The Holy Father has said that his visit to the Arabian peninsula and meeting with Sheikh Ahmed Al-Tayeb, the imam of Al-Azhar, has caused him to think again about the meeting of Francis of Assisi with Sultan al-Kamil.
But this was more than mere musing.
Pope Francis was making a direct connection between his visit and that of his saintly namesake. Just as the Assisi meeting of 1986 deployed the story of Francis’s visit to Egypt during the fifth Crusade, so the Pope is now portraying himself as Francis’s successor as mediator and peacemaker.
But both politicised deployments of the Francis of Assisi story distort the history of the event (in so far as we can be certain about it). St Francis did not cross the military line at Damietta to broker a truce, or to effect a dialog or reconciliation between Christianity and Islam. His aim was to convert the Sultan to Christ. So confident was he of success in this task that (according to Bonaventure, writing some 40 years later) he told the Sultan to decapitate him if he failed.

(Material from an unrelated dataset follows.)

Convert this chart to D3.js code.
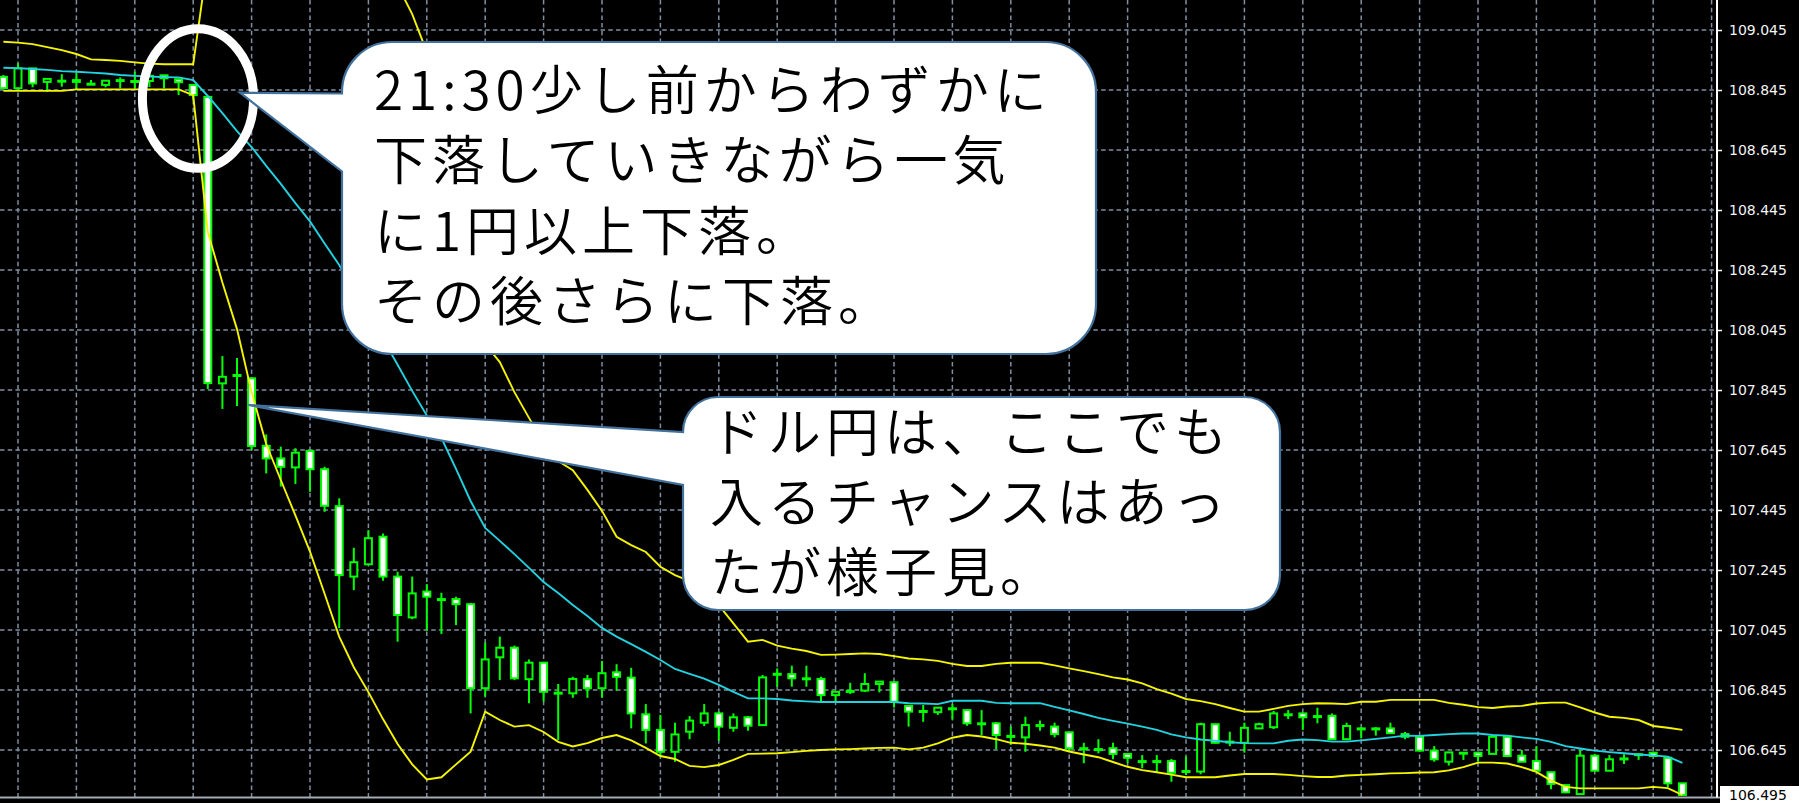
<!DOCTYPE html>
<html><head><meta charset="utf-8">
<script src="https://cdn.jsdelivr.net/npm/d3@7"></script>
<style>html,body{margin:0;padding:0;background:#000;overflow:hidden}</style>
</head><body>
<svg id="c" width="1799" height="803"></svg>
<script>
// ---- data (USD/JPY candles, one entry per bar) ----
const opens = [108.889,108.851,108.917,108.872,108.876,108.878,108.866,108.862,108.878,108.875,108.875,108.894,108.881,108.862,108.822,107.867,107.894,107.884,107.659,107.617,107.587,107.642,107.581,107.458,107.223,107.264,107.356,107.223,107.087,107.173,107.148,107.148,107.131,106.851,106.954,106.986,106.881,106.936,106.836,106.834,106.881,106.851,106.904,106.886,106.764,106.712,106.639,106.706,106.736,106.767,106.719,106.754,106.728,106.897,106.898,106.884,106.882,106.828,106.842,106.843,106.865,106.871,106.792,106.775,106.771,106.784,106.778,106.734,106.734,106.692,106.687,106.728,106.723,106.704,106.651,106.648,106.651,106.632,106.608,106.608,106.608,106.575,106.573,106.731,106.673,106.669,106.717,106.721,106.764,106.767,106.758,106.759,106.681,106.717,106.717,106.717,106.698,106.689,106.643,106.606,106.636,106.636,106.632,106.689,106.626,106.608,106.571,106.528,106.498,106.626,106.576,106.617,106.631,106.636,106.619,106.534];
const highs = [108.895,108.934,108.918,108.882,108.898,108.901,108.878,108.878,108.887,108.906,108.898,108.895,108.882,108.865,108.825,107.958,107.952,107.888,107.697,107.656,107.651,107.645,107.589,107.484,107.319,107.378,107.367,107.239,107.223,107.198,107.169,107.156,107.135,107.003,107.023,106.993,106.947,106.939,106.865,106.889,106.895,106.942,106.931,106.919,106.798,106.762,106.736,106.758,106.798,106.773,106.767,106.758,106.895,106.917,106.926,106.926,106.889,106.839,106.869,106.901,106.873,106.872,106.794,106.795,106.786,106.798,106.782,106.778,106.738,106.723,106.756,106.743,106.736,106.706,106.669,106.681,106.669,106.634,106.628,106.628,106.615,106.623,106.736,106.732,106.706,106.736,106.736,106.775,106.778,106.768,106.786,106.767,106.736,106.721,106.721,106.736,106.705,106.689,106.658,106.637,106.637,106.636,106.695,106.692,106.645,106.658,106.572,106.528,106.645,106.632,106.628,106.631,106.632,106.636,106.619,106.534];
const lows = [108.848,108.847,108.854,108.839,108.856,108.845,108.865,108.854,108.851,108.851,108.855,108.851,108.828,108.812,107.848,107.782,107.792,107.645,107.567,107.523,107.532,107.506,107.439,107.051,107.178,107.264,107.209,107.006,107.081,107.043,107.032,107.062,106.767,106.823,106.878,106.878,106.801,106.806,106.678,106.819,106.819,106.819,106.843,106.717,106.667,106.628,106.606,106.681,106.725,106.676,106.706,106.709,106.728,106.856,106.856,106.856,106.806,106.806,106.832,106.839,106.837,106.787,106.723,106.739,106.762,106.747,106.726,106.695,106.648,106.662,106.639,106.709,106.687,106.643,106.601,106.634,106.614,106.601,106.584,106.569,106.539,106.562,106.564,106.667,106.658,106.636,106.717,106.715,106.748,106.712,106.734,106.678,106.678,106.684,106.693,106.701,106.681,106.639,106.606,106.593,106.612,106.606,106.632,106.621,106.606,106.576,106.514,106.501,106.495,106.575,106.576,106.598,106.612,106.625,106.521,106.492];
const closes = [108.851,108.917,108.867,108.882,108.875,108.872,108.866,108.876,108.878,108.875,108.892,108.884,108.871,108.828,107.868,107.889,107.895,107.658,107.617,107.589,107.636,107.581,107.459,107.228,107.271,107.351,107.223,107.095,107.167,107.156,107.148,107.131,106.851,106.947,106.986,106.884,106.936,106.839,106.836,106.882,106.851,106.901,106.889,106.767,106.712,106.639,106.697,106.743,106.767,106.723,106.754,106.726,106.887,106.899,106.884,106.884,106.828,106.839,106.842,106.865,106.873,106.806,106.773,106.775,106.786,106.784,106.734,106.734,106.695,106.692,106.728,106.728,106.698,106.651,106.651,106.648,106.632,106.619,106.608,106.608,106.569,106.575,106.731,106.669,106.673,106.719,106.731,106.767,106.764,106.754,106.758,106.681,106.725,106.717,106.717,106.701,106.689,106.643,106.614,106.637,106.636,106.625,106.689,106.625,106.606,106.576,106.532,106.504,106.626,106.576,106.614,106.617,106.631,106.625,106.534,106.495];
// Bollinger bands
const bandMiddle = [108.919,108.918,108.915,108.912,108.908,108.906,108.903,108.900,108.895,108.892,108.890,108.888,108.887,108.878,108.825,108.768,108.708,108.655,108.592,108.532,108.468,108.407,108.333,108.262,108.178,108.097,108.015,107.929,107.842,107.760,107.685,107.582,107.475,107.385,107.342,107.298,107.252,107.205,107.168,107.128,107.092,107.052,107.023,106.998,106.972,106.945,106.915,106.899,106.883,106.862,106.839,106.817,106.817,106.815,106.810,106.807,106.805,106.805,106.805,106.805,106.805,106.805,106.801,106.800,106.798,106.809,106.809,106.809,106.802,106.801,106.801,106.801,106.789,106.777,106.765,106.752,106.742,106.733,106.723,106.712,106.697,106.687,106.680,106.676,106.671,106.668,106.667,106.667,106.676,106.680,106.678,106.673,106.673,106.677,106.682,106.687,106.693,106.692,106.695,106.698,106.700,106.700,106.695,106.693,106.687,106.682,106.672,106.658,106.650,106.643,106.638,106.634,106.630,106.627,106.623,106.602];
const bandUpper = [109.006,109.003,108.998,108.988,108.978,108.965,108.947,108.945,108.942,108.937,108.933,108.931,108.931,108.931,109.278,109.334,109.368,109.472,109.518,109.518,109.510,109.508,109.500,109.500,109.436,109.355,109.282,109.194,109.098,108.972,108.816,108.566,108.312,107.998,107.938,107.838,107.752,107.668,107.608,107.578,107.512,107.442,107.356,107.328,107.305,107.256,107.228,107.208,107.178,107.128,107.067,107.006,107.012,106.993,106.983,106.975,106.962,106.963,106.965,106.967,106.965,106.958,106.950,106.947,106.942,106.932,106.925,106.925,106.932,106.936,106.936,106.936,106.927,106.917,106.908,106.898,106.887,106.880,106.867,106.848,106.833,106.815,106.808,106.798,106.785,106.773,106.773,106.782,106.792,106.798,106.801,106.800,106.798,106.806,106.806,106.812,106.812,106.812,106.812,106.802,106.796,106.788,106.785,106.790,106.792,106.800,106.803,106.803,106.787,106.770,106.756,106.752,106.745,106.725,106.719,106.712];
const bandLower = [108.842,108.842,108.842,108.842,108.842,108.847,108.847,108.847,108.847,108.847,108.847,108.847,108.847,108.828,108.372,108.203,108.048,107.838,107.665,107.545,107.427,107.306,107.166,107.023,106.921,106.838,106.748,106.665,106.597,106.547,106.554,106.597,106.639,106.773,106.745,106.723,106.728,106.705,106.672,106.657,106.668,106.685,106.695,106.677,106.652,106.625,106.615,106.592,106.588,106.595,106.612,106.632,106.633,106.634,106.638,106.642,106.645,106.647,106.648,106.650,106.652,106.653,106.647,106.653,106.667,106.686,106.695,106.690,106.681,106.669,106.666,106.660,106.653,106.640,106.630,106.621,106.605,106.589,106.578,106.571,106.563,106.554,106.554,106.554,106.560,106.565,106.565,106.565,106.562,106.558,106.555,106.555,106.560,106.562,106.564,106.567,106.568,106.570,106.571,106.577,106.588,106.603,106.603,106.600,106.588,106.572,106.543,106.522,106.517,106.517,106.517,106.517,106.517,106.522,106.518,106.495];
const priceTicks = [109.045,108.845,108.645,108.445,108.245,108.045,107.845,107.645,107.445,107.245,107.045,106.845,106.645];
const callout1Lines = ["21:30少し前からわずかに","下落していきながら一気","に1円以上下落。","その後さらに下落。"];
const callout2Lines = ["ドル円は、ここでも","入るチャンスはあっ","たが様子見。"];

// ---- layout ----
const W = 1799, H = 803, plotRight = 1717, plotBottom = 797.5;
const svg = d3.select('#c');
svg.append('rect').attr('width', W).attr('height', H).attr('fill', '#000');

const x = d3.scaleLinear().domain([0, opens.length - 1]).range([3.4, 1682.4]);
const y = d3.scaleLinear().domain([106.495, 109.045]).range([795, 30]);

svg.append('defs').append('clipPath').attr('id', 'plot')
  .append('rect').attr('x', 0).attr('y', 0).attr('width', plotRight).attr('height', plotBottom);

// grid
const grid = svg.append('g').attr('clip-path', 'url(#plot)')
  .attr('stroke', '#7f8ea0').attr('stroke-width', 1.5).attr('stroke-dasharray', '4.5,3.2');
grid.selectAll('line.h').data(priceTicks).join('line').attr('class', 'h')
  .attr('x1', 0).attr('x2', plotRight).attr('y1', d => y(d)).attr('y2', d => y(d));
const vIdx = d3.range(1, 118, 4);
grid.selectAll('line.v').data(vIdx).join('line').attr('class', 'v')
  .attr('x1', d => x(d)).attr('x2', d => x(d)).attr('y1', 0).attr('y2', plotBottom);

// candles
const bars = d3.range(opens.length);
const cg = svg.append('g').attr('clip-path', 'url(#plot)');
cg.selectAll('line.wick').data(bars).join('line').attr('class', 'wick')
  .attr('x1', i => x(i)).attr('x2', i => x(i))
  .attr('y1', i => y(highs[i])).attr('y2', i => y(lows[i]))
  .attr('stroke', '#00ff00').attr('stroke-width', 2);
cg.selectAll('rect.body').data(bars).join('rect').attr('class', 'body')
  .attr('x', i => x(i) - 3.5).attr('width', 7)
  .attr('y', i => y(Math.max(opens[i], closes[i])))
  .attr('height', i => Math.max(Math.abs(y(opens[i]) - y(closes[i])), 1))
  .attr('fill', i => closes[i] > opens[i] ? '#000' : '#fff')
  .attr('stroke', '#00ff00').attr('stroke-width', 2);

// bands
const line = d3.line().x((d, i) => x(i)).y(d => y(d));
const lg = svg.append('g').attr('clip-path', 'url(#plot)').attr('fill', 'none');
lg.append('path').attr('d', line(bandUpper)).attr('stroke', '#f5f500').attr('stroke-width', 1.9);
lg.append('path').attr('d', line(bandLower)).attr('stroke', '#f5f500').attr('stroke-width', 1.9);
lg.append('path').attr('d', line(bandMiddle)).attr('stroke', '#22d2e0').attr('stroke-width', 1.9);

// bottom border / price line
svg.append('line').attr('x1', 0).attr('x2', plotRight + 3).attr('y1', plotBottom).attr('y2', plotBottom)
  .attr('stroke', '#a3abb4').attr('stroke-width', 2);

// axis
svg.append('line').attr('x1', plotRight).attr('x2', plotRight).attr('y1', 0).attr('y2', plotBottom)
  .attr('stroke', '#fff').attr('stroke-width', 2);
const axis = d3.axisRight(y).tickValues(priceTicks).tickSize(5).tickPadding(7).tickFormat(d => d.toFixed(3));
const ag = svg.append('g').attr('transform', `translate(${plotRight},0)`).call(axis);
ag.select('.domain').remove();
ag.selectAll('line').attr('stroke', '#fff').attr('stroke-width', 1.5);
ag.selectAll('text').attr('fill', '#f4f4f4').attr('font-family', 'DejaVu Sans, sans-serif').attr('font-size', 14);

// current price label
const last = closes[closes.length - 1];
svg.append('rect').attr('x', plotRight + 3).attr('y', y(last) - 9).attr('width', W - plotRight - 3).attr('height', 20).attr('fill', '#fff');
svg.append('text').attr('x', plotRight + 12).attr('y', y(last)).attr('dy', '0.36em')
  .attr('font-family', 'DejaVu Sans, sans-serif').attr('font-size', 14).attr('fill', '#000').text(last.toFixed(3));

// highlight ellipse
svg.append('ellipse').attr('cx', 198).attr('cy', 98.5).attr('rx', 55.6).attr('ry', 69.8)
  .attr('fill', 'none').attr('stroke', '#fff').attr('stroke-width', 9);

// callouts
function callout(x0, y0, x1, y1, r, wTop, wBot, tx, ty) {
  const p = d3.path();
  p.moveTo(x0 + r, y0);
  p.lineTo(x1 - r, y0);
  p.arcTo(x1, y0, x1, y0 + r, r);
  p.lineTo(x1, y1 - r);
  p.arcTo(x1, y1, x1 - r, y1, r);
  p.lineTo(x0 + r, y1);
  p.arcTo(x0, y1, x0, y1 - r, r);
  p.lineTo(x0, wBot);
  p.lineTo(tx, ty);
  p.lineTo(x0, wTop);
  p.lineTo(x0, y0 + r);
  p.arcTo(x0, y0, x0 + r, y0, r);
  p.closePath();
  svg.append('path').attr('d', p.toString()).attr('fill', '#fff')
    .attr('stroke', '#41719c').attr('stroke-width', 2.2).attr('stroke-linejoin', 'miter');
}
callout(342, 42, 1096, 354, 50, 93.5, 171.5, 240, 92.7);
callout(683, 397, 1280, 610, 35, 432, 485, 248.5, 405);

function writeLines(lines, x0, baselines) {
  svg.append('g').selectAll('text').data(lines).join('text')
    .attr('x', x0).attr('y', (d, i) => baselines[i])
    .attr('font-family', '"Noto Sans CJK JP", "Noto Sans CJK SC", sans-serif')
    .attr('font-weight', 350).attr('font-size', 53).style('letter-spacing', '5px')
    .attr('fill', '#000').text(d => d);
}
writeLines(callout1Lines, 374, [110, 180, 251, 321]);
writeLines(callout2Lines, 710, [452, 522, 592]);
</script>
</body></html>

There is, it seems, in the tale of St Francis and the Sultan, no precedent at all for the doctrinal indifferentism currently championed by Pope Francis. St Francis of Assisi clearly believed that God willed that all men should be Christians, and was prepared to uphold that proposition at the expense of his own life.
See also: Augustine Thompsom, OP, Francis of Assisi: A new Life, Cornell, 2012, pp 67-70; and (for more diverse interpretations of the evidence) John V. Tobin, St Francis and the Sultan : The Curious History of a Christian-Muslim Encounter, OUP, 2009.